# JUST ARRIVED! The 2011 Anonimo Marlin Bronze Case Tobacco Dial Watch



## abouttime (Jul 16, 2008)

*Sometimes less words are more and so it is with the arrival of the new 2011... amazingly beautiful... 

I just finished adding a video of this watch as well.. see it at the About Time Watch YOU TUBE page;

http://www.abouttime.com/abouttime/abouttimewatch-youtube-pa.page.html

Anonimo Marlin Bronze Case Tobacco Dial Watch* *
Model #7001-bnz-tobacco-dial

*
*Movement Automatic, caliber Anonimo 01.0 on base SELLITA SW200 with rotor manufactured upon Anonimo specifications; 21 jewels, colimaçon finish, adjusted 4 positions, 28.800 A/h. Power reserve about 40 hours. Functions Hours, minutes, central seconds; date window. Watch Case Sand-blasted and satinated special bronze alloy. Dimensions: maximum length mm 55.50, maximum diameter crown included mm 52.50, nominal diameter mm 46.50, maximum thickness mm 15.50; wrist strap 24.00/20.00 mm. Monobloc construction in which a sole element works as central part of the case (carrure) and back cover, closed by one bezel on the upper side. Bezel closing is ensured by tie rods and five external stainless steel Thorx screws. Great dimension screw locked stainless steel crown at h. 4 for comfortable hold. Automatic helium expulsion valve at h. 10 to be used in pressurized hyperbaric chambers in overpressure conditions. Extra thick domed sapphire crystal. Wrist strap is provided with hexagon-headed security screws and one lower screw with shaped head. This last screw allow the access for the release of the widing stem; a specific tool is required to unscrew it. Water Resistance 150 ATM Dial Oversized and extra thick dial with hour indexes treated with luminous coating for superior day/night readability. Hands treated with luminous coating. Date window. Wriststrap Manufactured and hand finished in patented Kodiak process calfskin to allow for extended immersion in fresh and sea water (24 continuous hours). Exclusive Anonimo stainless steel buckle or stainless steel folding clasp with security push button. Anonimo Marlin Bronze Case - Toabacco Dial Watch - 7001-bnz*

*Retail Price $7,700.00*
​







See this Anonimo Watch and more at;

New Genuine Anonimo Watches from About Time​


----------



## timefleas (Oct 10, 2008)

Love the look, but alas, too big and too expensive--44mm would have been great, but 46 going on 47, no way...


----------



## 2wheelsmoker (Feb 2, 2010)

Very nice watch!


----------



## Redsnake (Sep 12, 2007)

I really like the looks of this one and I've been wanting a Bronze Anonimo for a while now.
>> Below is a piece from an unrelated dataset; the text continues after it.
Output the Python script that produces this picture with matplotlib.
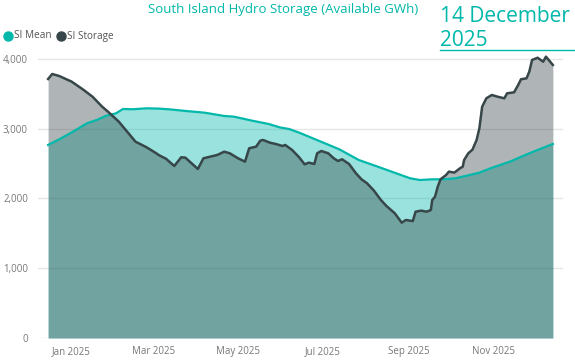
import matplotlib
matplotlib.use("Agg")
import matplotlib.pyplot as plt
import pandas as pd

plt.rcParams['font.family'] = ['Open Sans', 'DejaVu Sans']

# SI Storage (GWh)
storage_dates = ["2024-12-15", "2024-12-18", "2024-12-23", "2025-01-01", "2025-01-09", "2025-01-16",
                 "2025-01-23", "2025-01-28", "2025-02-04", "2025-02-10", "2025-02-16", "2025-02-24",
                 "2025-03-03", "2025-03-05", "2025-03-10", "2025-03-16", "2025-03-21", "2025-03-24",
                 "2025-04-02", "2025-04-06", "2025-04-11", "2025-04-16", "2025-04-21", "2025-04-25",
                 "2025-05-01", "2025-05-06", "2025-05-09", "2025-05-14", "2025-05-17", "2025-05-19",
                 "2025-05-24", "2025-05-28", "2025-06-02", "2025-06-04", "2025-06-09", "2025-06-14",
                 "2025-06-18", "2025-06-21", "2025-06-25", "2025-06-27", "2025-06-30", "2025-07-05",
                 "2025-07-09", "2025-07-12", "2025-07-15", "2025-07-20", "2025-07-25", "2025-07-29",
                 "2025-08-02", "2025-08-07", "2025-08-12", "2025-08-16", "2025-08-22", "2025-08-27",
                 "2025-08-30", "2025-09-02", "2025-09-04", "2025-09-06", "2025-09-10", "2025-09-14",
                 "2025-09-17", "2025-09-18", "2025-09-20", "2025-09-22", "2025-09-24", "2025-09-28",
                 "2025-09-30", "2025-10-04", "2025-10-08", "2025-10-10", "2025-10-11", "2025-10-14",
                 "2025-10-17", "2025-10-20", "2025-10-22", "2025-10-24", "2025-10-27", "2025-10-31",
                 "2025-11-04", "2025-11-09", "2025-11-11", "2025-11-16", "2025-11-19", "2025-11-21",
                 "2025-11-25", "2025-11-27", "2025-11-29", "2025-12-03", "2025-12-07", "2025-12-09",
                 "2025-12-11", "2025-12-14"]
storage = [3713, 3785, 3756, 3675, 3565, 3460,
           3316, 3230, 3101, 2958, 2815, 2734,
           2648, 2620, 2570, 2466, 2591, 2585,
           2423, 2576, 2600, 2624, 2671, 2648,
           2576, 2528, 2720, 2743, 2829, 2839,
           2800, 2782, 2753, 2767, 2695, 2591,
           2490, 2514, 2495, 2648, 2681, 2648,
           2576, 2538, 2562, 2495, 2361, 2275,
           2218, 2112, 1978, 1892, 1788, 1653,
           1692, 1682, 1677, 1811, 1826, 1811,
           1835, 1978, 2026, 2170, 2275, 2337,
           2385, 2371, 2433, 2456, 2552, 2648,
           2700, 2839, 3006, 3316, 3436, 3484,
           3460, 3436, 3508, 3522, 3628, 3709,
           3723, 3818, 3986, 4018, 3961, 4033,
           3986, 3914]

# SI Mean (GWh)
mean_dates = ["2024-12-15", "2024-12-23", "2025-01-02", "2025-01-12", "2025-01-19", "2025-01-26",
              "2025-02-02", "2025-02-07", "2025-02-14", "2025-02-24", "2025-03-05", "2025-03-12",
              "2025-03-24", "2025-04-07", "2025-04-21", "2025-04-28", "2025-05-11", "2025-05-23",
              "2025-05-31", "2025-06-07", "2025-06-14", "2025-06-28", "2025-07-13", "2025-07-27",
              "2025-08-11", "2025-08-23", "2025-09-02", "2025-09-09", "2025-09-18", "2025-09-26",
              "2025-10-05", "2025-10-15", "2025-10-22", "2025-10-30", "2025-11-13", "2025-11-27",
              "2025-12-14"]
mean = [2767, 2848, 2958, 3078, 3125, 3187,
        3221, 3283, 3279, 3293, 3288, 3279,
        3255, 3230, 3183, 3173, 3116, 3068,
        3020, 2995, 2944, 2829, 2705, 2552,
        2447, 2361, 2290, 2265, 2275, 2275,
        2290, 2337, 2370, 2433, 2528, 2648,
        2782]

month_ticks = ["2025-01-01", "2025-03-01", "2025-05-01", "2025-07-01", "2025-09-01", "2025-11-01"]
month_labels = ["Jan 2025", "Mar 2025", "May 2025", "Jul 2025", "Sep 2025", "Nov 2025"]
y_ticks = [0, 1000, 2000, 3000, 4000]

teal = '#01B8AA'
dark = '#374649'
grey_txt = '#777777'

sd = pd.to_datetime(storage_dates)
md = pd.to_datetime(mean_dates)

fig = plt.figure(figsize=(5.75, 3.61), dpi=100)
ax = fig.add_axes([37.7 / 575, 23 / 361, (563 - 37.7) / 575, 283.2 / 361])

ax.fill_between(md, 0, mean, color=teal, alpha=0.4, linewidth=0)
ax.fill_between(sd, 0, storage, color=dark, alpha=0.4, linewidth=0)
ax.plot(md, mean, color=teal, linewidth=1.6)
ax.plot(sd, storage, color=dark, linewidth=1.8)

ax.set_ylim(0, 4060)
ax.set_xlim(pd.Timestamp("2025-01-01") - pd.Timedelta(days=24.5),
            pd.Timestamp("2025-01-01") + pd.Timedelta(days=354.3))
ax.set_yticks(y_ticks)
ax.set_yticklabels([f"{v:,}" for v in y_ticks])
ax.set_xticks(pd.to_datetime(month_ticks))
ax.set_xticklabels(month_labels)
ax.tick_params(length=0, labelsize=7, colors=grey_txt)
ax.tick_params(axis='y', pad=7)
ax.tick_params(axis='x', pad=6)
ax.grid(axis='y', color='#E6E6E6', linewidth=1)
ax.set_axisbelow(True)
for s in ax.spines.values():
    s.set_visible(False)

fig.text(148 / 575, 1 - 10 / 361, "South Island Hydro Storage (Available GWh)",
         color=teal, fontsize=9.5, va='center', ha='left')
fig.text(440 / 575, 1 - 16 / 361, "14 December", color=teal, fontsize=15, va='center', ha='left')
fig.text(440 / 575, 1 - 40 / 361, "2025", color=teal, fontsize=15, va='center', ha='left')
fig.add_artist(plt.Line2D([440 / 575, 1], [1 - 50 / 361, 1 - 50 / 361], color=teal, linewidth=1))

# legend
fig.add_artist(plt.Line2D([8 / 575], [1 - 36 / 361], marker='o', markersize=6.5, color=teal, linestyle=''))
fig.text(14 / 575, 1 - 36 / 361, "SI Mean", color='#555555', fontsize=7.2, va='center')
fig.add_artist(plt.Line2D([61 / 575], [1 - 36 / 361], marker='o', markersize=6.5, color=dark, linestyle=''))
fig.text(67 / 575, 1 - 36 / 361, "SI Storage", color='#555555', fontsize=7.2, va='center')

fig.savefig("out.png", dpi=100)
How's the lume on this one?


----------



## timefleas (Oct 10, 2008)

In general, Anonimo lumes are nothing special--decent for a short while and fades like just about any other non-tritium lume.


----------



## Redsnake (Sep 12, 2007)

timefleas said:


> In general, Anonimo lumes are nothing special--decent for a short while and fades like just about any other non-tritium lume.


That's what I was afraid of. I really like my Anonimo that I have... but the lume is quite disappointing for 'dive' watch


----------



## nelsondevicenci (Nov 30, 2009)

I think they need at least C3 Superluminova... or do the great lume job on the Militare first edition is totaly nice and bright for long


----------



## Redsnake (Sep 12, 2007)

nelsondevicenci said:


> I think they need at least C3 Superluminova...
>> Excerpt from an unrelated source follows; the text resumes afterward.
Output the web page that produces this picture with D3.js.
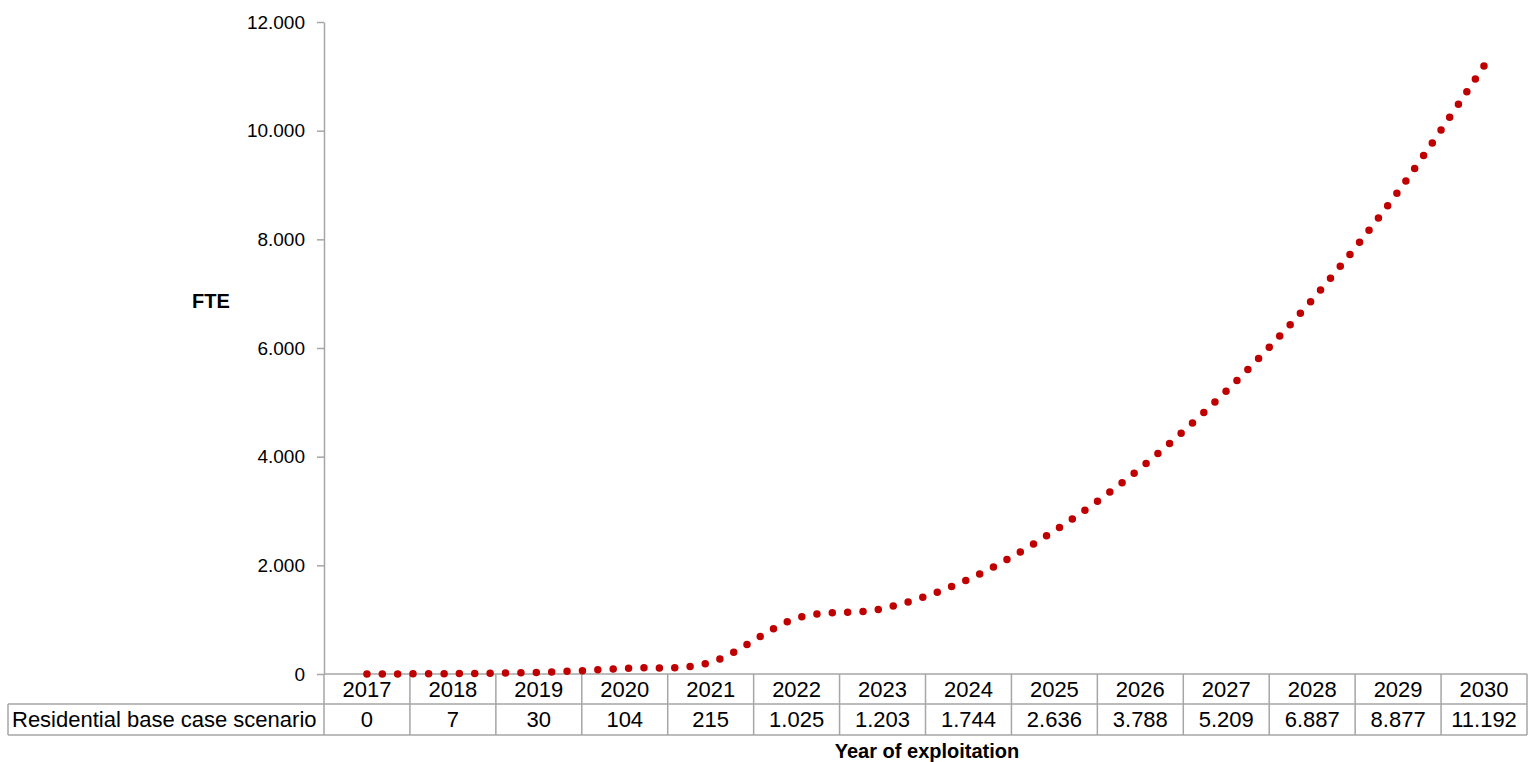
<!DOCTYPE html>
<html>
<head>
<meta charset="utf-8">
<script src="https://cdn.jsdelivr.net/npm/d3@7"></script>
<style>
  body { margin: 0; background: #fff; }
  svg { display: block; font-family: "Liberation Sans", Arial, sans-serif; }
</style>
</head>
<body>
<script>
// Data
const years = ["2017", "2018", "2019", "2020", "2021", "2022", "2023", "2024", "2025", "2026", "2027", "2028", "2029", "2030"];
const fte = [0, 7, 30, 104, 215, 1025, 1203, 1744, 2636, 3788, 5209, 6887, 8877, 11192];
const yTicks = [0, 2000, 4000, 6000, 8000, 10000, 12000];
const seriesName = "Residential base case scenario";

const width = 1531;
const height = 762;
const plotLeft = 324, plotRight = 1527, plotTop = 22, plotBottom = 674;
const row1 = 704, row2 = 735, tableLeft = 8;
const gridColor = "#a6a6a6";

// dot as thousands separator
const fmt = d3.formatLocale({ decimal: ",", thousands: ".", grouping: [3], currency: ["", ""] }).format(",d");

const svg = d3.select("body").append("svg")
  .attr("width", width)
  .attr("height", height);

const x = d3.scaleBand().domain(years).range([plotLeft, plotRight]);
const y = d3.scaleLinear().domain([0, 12000]).range([plotBottom, plotTop]);

// Y axis
const yAxis = svg.append("g")
  .attr("transform", `translate(${plotLeft},0)`)
  .call(d3.axisLeft(y).tickValues(yTicks).tickSize(7).tickSizeOuter(0).tickPadding(12).tickFormat(fmt));
yAxis.select(".domain").attr("stroke", gridColor).attr("stroke-width", 1.5);
yAxis.selectAll(".tick line").attr("stroke", gridColor).attr("stroke-width", 1.5);
yAxis.selectAll(".tick text").attr("font-size", 19).attr("fill", "#000")
  .attr("font-family", "Liberation Sans, Arial, sans-serif");

// Y axis title
svg.append("text")
  .attr("x", 211).attr("y", 308)
  .attr("text-anchor", "middle")
  .attr("font-size", 20).attr("font-weight", "bold")
  .text("FTE");

// Data table grid
const grid = svg.append("g").attr("stroke", gridColor).attr("stroke-width", 1.5).attr("fill", "none");
grid.append("line").attr("x1", plotLeft).attr("x2", plotRight).attr("y1", plotBottom).attr("y2", plotBottom);
grid.append("line").attr("x1", tableLeft).attr("x2", plotRight).attr("y1", row1).attr("y2", row1);
grid.append("line").attr("x1", tableLeft).attr("x2", plotRight).attr("y1", row2).attr("y2", row2);
grid.append("line").attr("x1", tableLeft).attr("x2", tableLeft).attr("y1", row1).attr("y2", row2);
grid.selectAll(".col").data(years).join("line")
  .attr("x1", d => x(d)).attr("x2", d => x(d))
  .attr("y1", plotBottom).attr("y2", row2);
grid.append("line").attr("x1", plotRight).attr("x2", plotRight).attr("y1", plotBottom).attr("y2", row2);

// Table text
const cx = d => x(d) + x.bandwidth() / 2;
svg.append("g").selectAll("text").data(years).join("text")
  .attr("x", cx).attr("y", 697)
  .attr("text-anchor", "middle").attr("font-size", 22)
  .text(d => d);
svg.append("g").selectAll("text").data(fte).join("text")
  .attr("x", (d, i) => cx(years[i])).attr("y", 727)
  .attr("text-anchor", "middle").attr("font-size", 22)
  .text(d => fmt(d));
svg.append("text")
  .attr("x", 12).attr("y", 727)
  .attr("font-size", 22)
  .text(seriesName);

// X axis title
svg.append("text")
  .attr("x", 927).attr("y", 758)
  .attr("text-anchor", "middle")
  .attr("font-size", 20).attr("font-weight", "bold")
  .text("Year of exploitation");

// Smoothed dotted line
const line = d3.line()
  .x((d, i) => cx(years[i]))
  .y(d => y(d))
  .curve(d3.curveCatmullRom.alpha(0));

const path = svg.append("path")
  .datum(fte)
  .attr("d", line)
  .attr("fill", "none")
  .attr("stroke", "#c00000")
  .attr("stroke-width", 7.5)
  .attr("stroke-linecap", "round");

// fit the dot spacing so a dot lands on both ends
const len = path.node().getTotalLength();
const n = Math.round(len / 15.4);
const gap = (len - 0.5) / n;
path.attr("stroke-dasharray", `0 ${gap}`);
</script>
</body>
</html>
I agree. With a watch retailing for over $7K and being associated as a dive watch... it should lume like a torch (as so many other dive watches do). Not to start a debate, but it's just a personal preference.


----------



## oiramsq (Sep 3, 2009)

Redsnake said:


> That's what I was afraid of. I really like my Anonimo that I have... but the lume is quite disappointing for 'dive' watch


Tough crowd!

From my experience with my (departed) Polluce - the lume was excellent. I will admit - it DOES NOT shine as brightly as on a Luminor or on a new SeaMaster... but that said - it wasn't faint by any stretch either. PLUS - Anonimo frequently utilize multi-color lump for different parts of the chapter-ring and the hands...etc. So the over-all effect is very legible indeed. And it was legible for at least 6-7 hours.

Again - my opinion only. A few weeks ago I was contemplating the very same Bronze Marlin to buy back into the Anonimo club... it wasn't the lump that put me off - rather the 'lumpy' pricing! But when all's said and done - the quality of the case is so good...


----------



## Redsnake (Sep 12, 2007)

Not trying to be a tough crowd.... but at this price point I want what I want. I absolutely LOVE this case and the quality therein... but if the lume is only so-so it makes it hard for me to pay Retail price for this watch. If I could get a really good deal on the used market then maybe so. Even w/the so-so lume this watch is high on my 'want' list!!

My Polluce has decent lume... read legible after about 20 or 30 minutes in the dark. Not even close to what I think it should be. On the contrary, I love my Sinn U2 which often has lume critics... it's not torch bright in the beginning, however it's lume is quite good, and stays that way for many hours even until morning. I also love the case, bracelet, dial, etc on my Polluce and that's why she still gets a lot of wrist time. I'm contemplating getting a relume job done on it in the future to see what that does for it's wrist time (for me)


----------



## oiramsq (Sep 3, 2009)

Redsnake said:


> Not trying to be a tough crowd.... but at this price point I want what I want. I absolutely LOVE this case and the quality therein... but if the lume is only so-so it makes it hard for me to pay Retail price for this watch. If I could get a really good deal on the used market then maybe so. Even w/the so-so lume this watch is high on my 'want' list!!
> 
> My Polluce has decent lume... read legible after about 20 or 30 minutes in the dark. Not even close to what I think it should be. On the contrary, I love my Sinn U2 which often has lume critics... it's not torch bright in the beginning, however it's lume is quite good, and stays that way for many hours even until morning. I also love the case, bracelet, dial, etc on my Polluce and that's why she still gets a lot of wrist time. I'm contemplating getting a relume job done on it in the future to see what that does for it's wrist time (for me)


I agree and it's fair enough to say: "it's my $$$ and it's got to be 100%+ what I'm expecting for it..."

Let me then move the topic slightly askew and ask: with the proliferation of C3 lump and superluminova - why hasn't the use of SUPER BRIGHT lume been more democratized? How can Helson and Zenton and Precista have such magnificent lume - that DOES light up like a torch - but only 'so-so' (within the bounds of agreement) for the likes of Anonimo?


----------



## 2manywatchez (Mar 3, 2009)

Bronze/Tobacco is a winning combo! Beauty. I must agree with Timefleas, however: this particular watch is too big for me.


----------



## BramleyGreg (Aug 30, 2009)

Nice piece sir... my favourite brand (I have an oxypro Blue Polluce and a black Millimetri), and long for a bronze Anonimo for my collection.

Enjoy, and health to wear.


----------



## Blue bird (Feb 11, 2009)

I LOVE this watch!
Not sure if I'll be able to afford one anytime soon but I'm going to pick up a bronze case model at some point.


----------